If prices fall even slightly, buyers who use value acceptance often end up the most underwater.
4. It’s good for sellers — not buyers
Value acceptance can benefit Sellers because:
- The contract won’t fall apart due to appraisal issues
- They don’t have to justify their price
- They don’t risk the appraisal coming in low
Your “waived appraisal” is the seller’s dream — and sometimes the buyer’s nightmare.
A Possible Scenario (for illustrative purposes): The $42,000 Mistake
A couple in Ohio recently put an offer on a house listed at $395,000.
Their lender told them:
“Good news — our internal system provided you with the value of your home! No need to pay for an appraisal.”
They were thrilled.
During inspection, a family member with construction experience noticed:
- The roof was near end of life
- The HVAC was 21 years old
- An addition had no record of permits
- The comparable homes were closer to $350,000
- The neighborhood had two recent price reductions nearby
They ordered an independent appraisal themselves.
Actual appraised value?
$353,000.
They nearly overpaid by $42,000 because value acceptance bypassed a real appraisal.
They went back to the lender — the lender shrugged.
“Well, value acceptance is automated. The system already accepted $395,000.”
This couple walked away from the house.
They saved themselves from a potential $42k error.
Had they trusted “value acceptance”, they would have been stuck.
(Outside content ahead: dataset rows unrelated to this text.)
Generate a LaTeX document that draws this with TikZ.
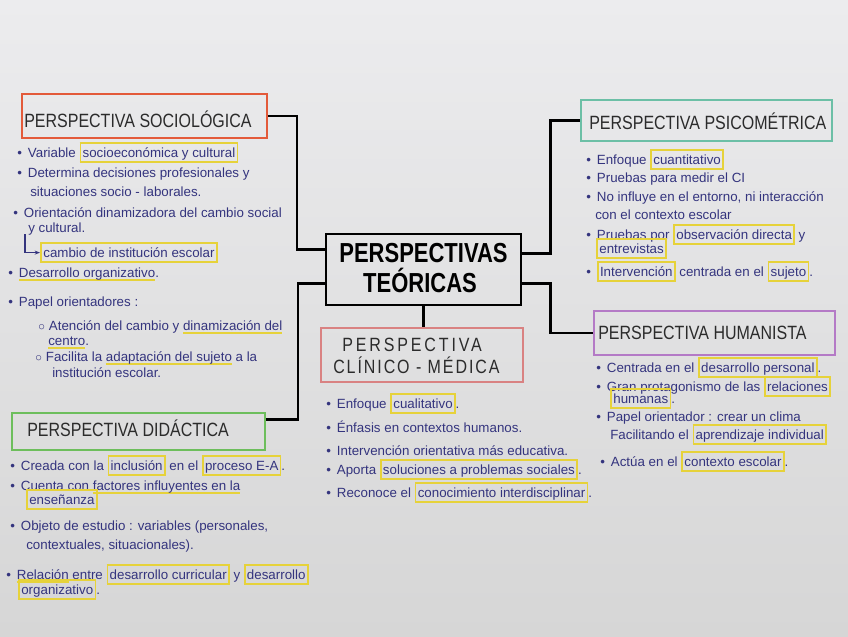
\documentclass[tikz,border=0pt]{standalone}
\usepackage{fontspec}
\setmainfont{Liberation Sans}
\usepackage{graphicx}
\usetikzlibrary{calc,arrows.meta}
\definecolor{ink}{HTML}{34347E}
\definecolor{hly}{HTML}{E6D23A}
\definecolor{ttl}{HTML}{2B2B2B}
\definecolor{csoc}{HTML}{E35A3A}
\definecolor{cdid}{HTML}{6DBE5C}
\definecolor{cpsi}{HTML}{6CBFA6}
\definecolor{chum}{HTML}{B47AC6}
\definecolor{ccli}{HTML}{D98282}
\definecolor{paperT}{HTML}{ECECEE}
\definecolor{paperB}{HTML}{D6D6D6}
\newdimen\px \px=0.75pt
\setlength{\fboxsep}{1pt}\setlength{\fboxrule}{1.3pt}
\newcommand\hl[1]{{\color{hly}\fbox{\color{ink}\vphantom{Ág}#1}}}
\newcommand\hlu[1]{\setbox0=\hbox{#1}\leavevmode\rlap{\color{hly}\rule[-3pt]{\wd0}{1.6pt}}\box0\relax}
\newcommand\bul{\makebox[8pt][l]{\textbullet}}
\newcommand\sbul{\makebox[8pt][l]{$\circ$}}
\newcommand\tscale[1]{\scalebox{1}[1.2]{#1}}
\tikzset{
  ln/.style={anchor=base west, inner sep=0pt, text=ink, font=\fontsize{10}{12}\selectfont},
  ttlnode/.style={anchor=base west, inner sep=0pt, text=ttl, font=\fontsize{12}{14}\selectfont},
  ctext/.style={anchor=base, inner sep=0pt, text=black, font=\bfseries\fontsize{16.5}{18}\selectfont},
  pbox/.style={draw=#1, line width=1.4pt, inner sep=0pt},
  conn/.style={line width=2pt, black},
}
\begin{document}
\begin{tikzpicture}[x=0.75pt,y=-0.75pt]
\shade[top color=paperT, bottom color=paperB] (0,0) rectangle (848,636);
\useasboundingbox (0,0) rectangle (848,636);

% boxes
\node[draw=black, line width=2pt, inner sep=0pt, minimum width=195\px, minimum height=71\px] (c) at (423.5,269.5) {};
\node[pbox=csoc, minimum width=245\px, minimum height=44\px] (soc) at (144.5,116) {};
\node[pbox=cdid, minimum width=253\px, minimum height=37\px] (did) at (138.5,431.5) {};
\node[pbox=cpsi, minimum width=251\px, minimum height=41\px] (psi) at (706.5,120.5) {};
\node[pbox=chum, minimum width=241\px, minimum height=44\px] (hum) at (714.5,333) {};
\node[pbox=ccli, minimum width=202\px, minimum height=54\px] (cli) at (422,355) {};

% connectors
\draw[conn] (soc.east) -- ++(29,0) |- ($(c.west)+(0,-20)$);
\draw[conn] ($(did.east)+(0,-12)$) -- ++(32,0) |- ($(c.west)+(0,14)$);
\draw[conn] ($(c.east)+(0,-16)$) -- ++(28,0) |- (psi.west);
\draw[conn] ($(c.east)+(0,14)$) -- ++(28,0) |- (hum.west);
\draw[conn] (c.south) -- (c.south |- cli.north);

% titles
\node[ctext] (ct1) at (423.5,262) {\scalebox{1}[1.25]{PERSPECTIVAS}};
\node[ctext] (ct2) at (420,292) {\scalebox{1}[1.25]{TEÓRICAS}};
\node[ttlnode] (tsoc) at (24,127) {\tscale{PERSPECTIVA SOCIOLÓGICA}};
\node[ttlnode] (tdid) at (27,436) {\tscale{PERSPECTIVA DIDÁCTICA}};
\node[ttlnode] (tpsi) at (589,129) {\tscale{PERSPECTIVA PSICOMÉTRICA}};
\node[ttlnode] (thum) at (598,339) {\tscale{PERSPECTIVA HUMANISTA}};
\node[ttlnode, font=\fontsize{12}{14}\selectfont\addfontfeatures{LetterSpace=18}] (tcli1) at (342,351) {\tscale{PERSPECTIVA}};
\node[ttlnode, font=\fontsize{12}{14}\selectfont\addfontfeatures{LetterSpace=12}] (tcli2) at (333,373) {\tscale{CLÍNICO - MÉDICA}};

% sociologica
\node[ln] (s1) at (17,157) {\bul Variable \hl{socioeconómica y cultural}};
\node[ln] (s2) at (17,177) {\bul Determina decisiones profesionales y};
\node[ln] (s2b) at (30,196) {situaciones socio - laborales.};
\node[ln] (s3) at (13,217) {\bul Orientación dinamizadora del cambio social};
\node[ln] (s3b) at (28,232) {y cultural.};
\node[ln] (s3c) at (40,257) {\hl{cambio de institución escolar}};
\coordinate (arrS) at (25,234);
\draw[ink, line width=0.8pt, -{Stealth[length=4pt]}] (arrS) |- (s3c.west);
\node[ln] (s4) at (8,277) {\bul \hlu{Desarrollo organizativo}.};
\node[ln] (s5) at (8,306) {\bul Papel orientadores :};
\node[ln] (s6) at (38,330) {\sbul Atención del cambio y \hlu{dinamización del}};
\node[ln] (s6b) at (48,345) {\hlu{centro}.};
\node[ln] (s7) at (35,361) {\sbul Facilita la \hlu{adaptación del sujeto} a la};
\node[ln] (s7b) at (52,377) {institución escolar.};

% didactica
\node[ln] (d1) at (10,470) {\bul Creada con la \hl{inclusión} en el \hl{proceso E-A}.};
\node[ln] (d2) at (10,490) {\bul Cuenta con \hlu{factores influyentes en la}};
\node[ln] (d2b) at (26,504) {\hl{enseñanza}};
\node[ln] (d3) at (10,530) {\bul Objeto de estudio : variables (personales,};
\node[ln] (d3b) at (26,549) {contextuales, situacionales).};
\node[ln] (d4) at (6,579) {\bul \hlu{Relación} entre \hl{desarrollo curricular} y \hl{desarrollo}};
\node[ln] (d4b) at (18,594) {\hl{organizativo}.};

% clinico-medica
\node[ln] (k1) at (326,408) {\bul Enfoque \hl{cualitativo}.};
\node[ln] (k2) at (326,432) {\bul Énfasis en contextos humanos.};
\node[ln] (k3) at (326,455) {\bul Intervención orientativa más educativa.};
\node[ln] (k4) at (326,474) {\bul Aporta \hl{soluciones a problemas sociales}.};
\node[ln] (k5) at (326,497) {\bul Reconoce el \hl{conocimiento interdisciplinar}.};

% psicometrica
\node[ln] (p1) at (586,164) {\bul Enfoque \hl{cuantitativo}};
\node[ln] (p2) at (586,182) {\bul Pruebas para medir el CI};
\node[ln] (p3) at (586,201) {\bul No influye en el entorno, ni interacción};
\node[ln] (p3b) at (595,219) {con el contexto escolar};
\node[ln] (p4) at (586,239) {\bul Pruebas por \hl{observación directa} y};
\node[ln] (p4b) at (596,253) {\hl{entrevistas}};
\node[ln] (p5) at (586,276) {\bul \hl{Intervención} centrada en el \hl{sujeto}.};

% humanista
\node[ln] (h1) at (596,372) {\bul Centrada en el \hl{desarrollo personal}.};
\node[ln] (h2) at (596,391) {\bul Gran protagonismo de las \hl{relaciones}};
\node[ln] (h2b) at (610,403) {\hl{humanas}.};
\node[ln] (h3) at (596,421) {\bul Papel orientador : crear un clima};
\node[ln] (h3b) at (610,439) {Facilitando el \hl{aprendizaje individual}};
\node[ln] (h4) at (600,466) {\bul Actúa en el \hl{contexto escolar}.};
\end{tikzpicture}
\end{document}
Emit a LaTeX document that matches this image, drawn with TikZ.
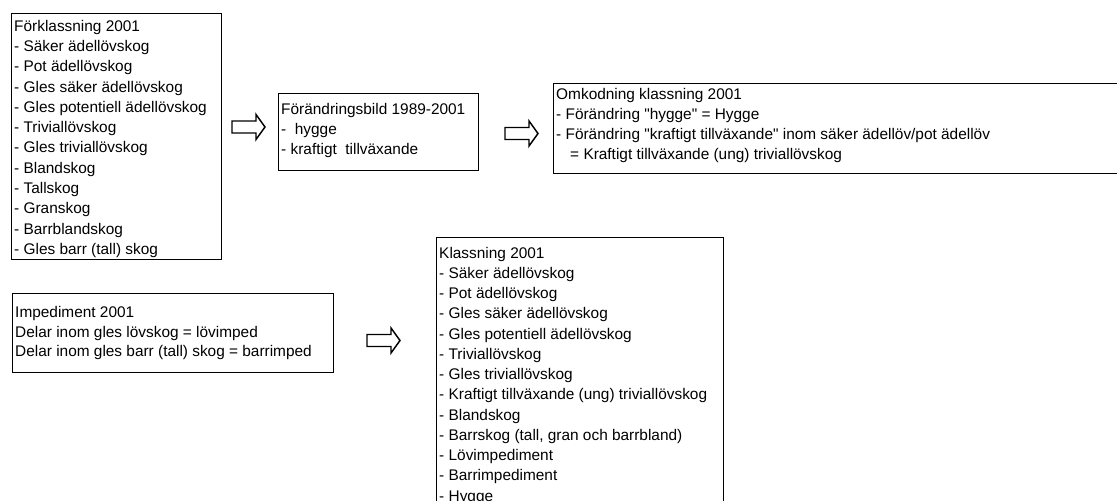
\documentclass[tikz,border=0pt]{standalone}
\usepackage{fontspec}
\setmainfont{Liberation Sans}[Ligatures=TeXOff]
\newdimen\pxu \pxu=0.75pt
\newcommand{\boxcontent}[5]{%
  \begin{minipage}[t][#2\pxu][t]{#1\pxu}%
  \fontsize{11.55pt}{15.2pt}\selectfont\baselineskip=#4\pxu
  \leftskip=2.5\pxu\rightskip=0pt plus 1fil
  \rule{0pt}{#3\pxu}#5\par
  \end{minipage}}
\tikzset{
  box/.style={draw, line width=1.1pt, inner sep=0pt, anchor=north west},
  blockarrow/.pic={
    \draw[line width=1.1pt, line join=miter]
      (-16.5,-6) -- (7.5,-6) -- (7.5,-12.5) -- (16.5,0) -- (7.5,12.5)
      -- (7.5,6) -- (-16.5,6) -- cycle;
  },
}
\begin{document}
\begin{tikzpicture}[x=0.75pt, y=-0.75pt]
\fill[white] (0,0) rectangle (1117,500);
\useasboundingbox (0,0) rectangle (1117,500);

\node[box] (b1) at (11,13) {\boxcontent{210}{246}{17.4}{20.3}{%
Förklassning 2001\\
- Säker ädellövskog\\
- Pot ädellövskog\\
- Gles säker ädellövskog\\
- Gles potentiell ädellövskog\\
- Triviallövskog\\
- Gles triviallövskog\\
- Blandskog\\
- Tallskog\\
- Granskog\\
- Barrblandskog\\
- Gles barr (tall) skog}};

\node[box] (b2) at (278,93) {\boxcontent{200}{77}{20.4}{20}{%
Förändringsbild 1989-2001\\
- \ hygge\\
- kraftigt \ tillväxande}};

\node[box] (b3) at (553,83) {\boxcontent{620}{90}{15.4}{20}{%
Omkodning klassning 2001\\
- Förändring "hygge" = Hygge\\
- Förändring "kraftigt tillväxande" inom säker ädellöv/pot ädellöv\\
\hspace*{14\pxu}= Kraftigt tillväxande (ung) triviallövskog}};

\node[box] (b4) at (12,293) {\boxcontent{321}{79}{24}{19.6}{%
Impediment 2001\\
Delar inom gles lövskog = lövimped\\
Delar inom gles barr (tall) skog = barrimped}};

\node[box] (b5) at (436,237) {\boxcontent{287}{290}{20.4}{20.25}{%
Klassning 2001\\
- Säker ädellövskog\\
- Pot ädellövskog\\
- Gles säker ädellövskog\\
- Gles potentiell ädellövskog\\
- Triviallövskog\\
- Gles triviallövskog\\
- Kraftigt tillväxande (ung) triviallövskog\\
- Blandskog\\
- Barrskog (tall, gran och barrbland)\\
- Lövimpediment\\
- Barrimpediment\\
- Hygge}};

\pic (a1) at (248.5,127) {blockarrow};
\pic (a2) at (521.5,133.5) {blockarrow};
\pic (a3) at (383.5,340.5) {blockarrow};
\end{tikzpicture}
\end{document}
Why Do Lenders Push Value Acceptance?
Because it:
- Speeds up closing
- Reduces underwriting friction
- Helps deals stay together
- Prevents “low appraisal” renegotiations
- Requires no third-party human oversight
- Increases loan volume and profit
It’s a tool designed for the lender’s efficiency — not the buyer’s safety.
How Buyers Can Protect Themselves
Here are the most effective ways to reduce the risk:
1. Order your own independent appraisal
Even if the lender says:
“You don’t need one.”
Get one anyway.
A $500–$700 appraisal can save you $10k–$50k.
This is your only independent valuation.
2. Read your comps yourself
Don’t let the listing agent or your agent cherry-pick comps.
Actual comps should be:
- Same neighborhood
- Same square footage range
- Similar age
- Similar condition
- Sold in last 90 days
If the price seems stretched — it usually is.
5. Don’t waive inspections — ever
Value acceptance already removes one layer of protection.
Don’t remove the second.
In today’s market, you should no longer need to remove inspections. It is not 2021 anymore.
Bottom Line
Value acceptance is one of the least understood — yet most impactful — changes in mortgage lending over the past few years.
It speeds up deals, keeps transactions smooth, and removes friction for lenders…
…but it also removes critical buyer protections.
Buyers deserve to know what they’re walking into.
If you’re buying a home:
- Treat value acceptance as warning flag, not a convenience.
- Bring in independent eyes.
- Double-check everything.
- Never outsource your financial safety to an algorithm.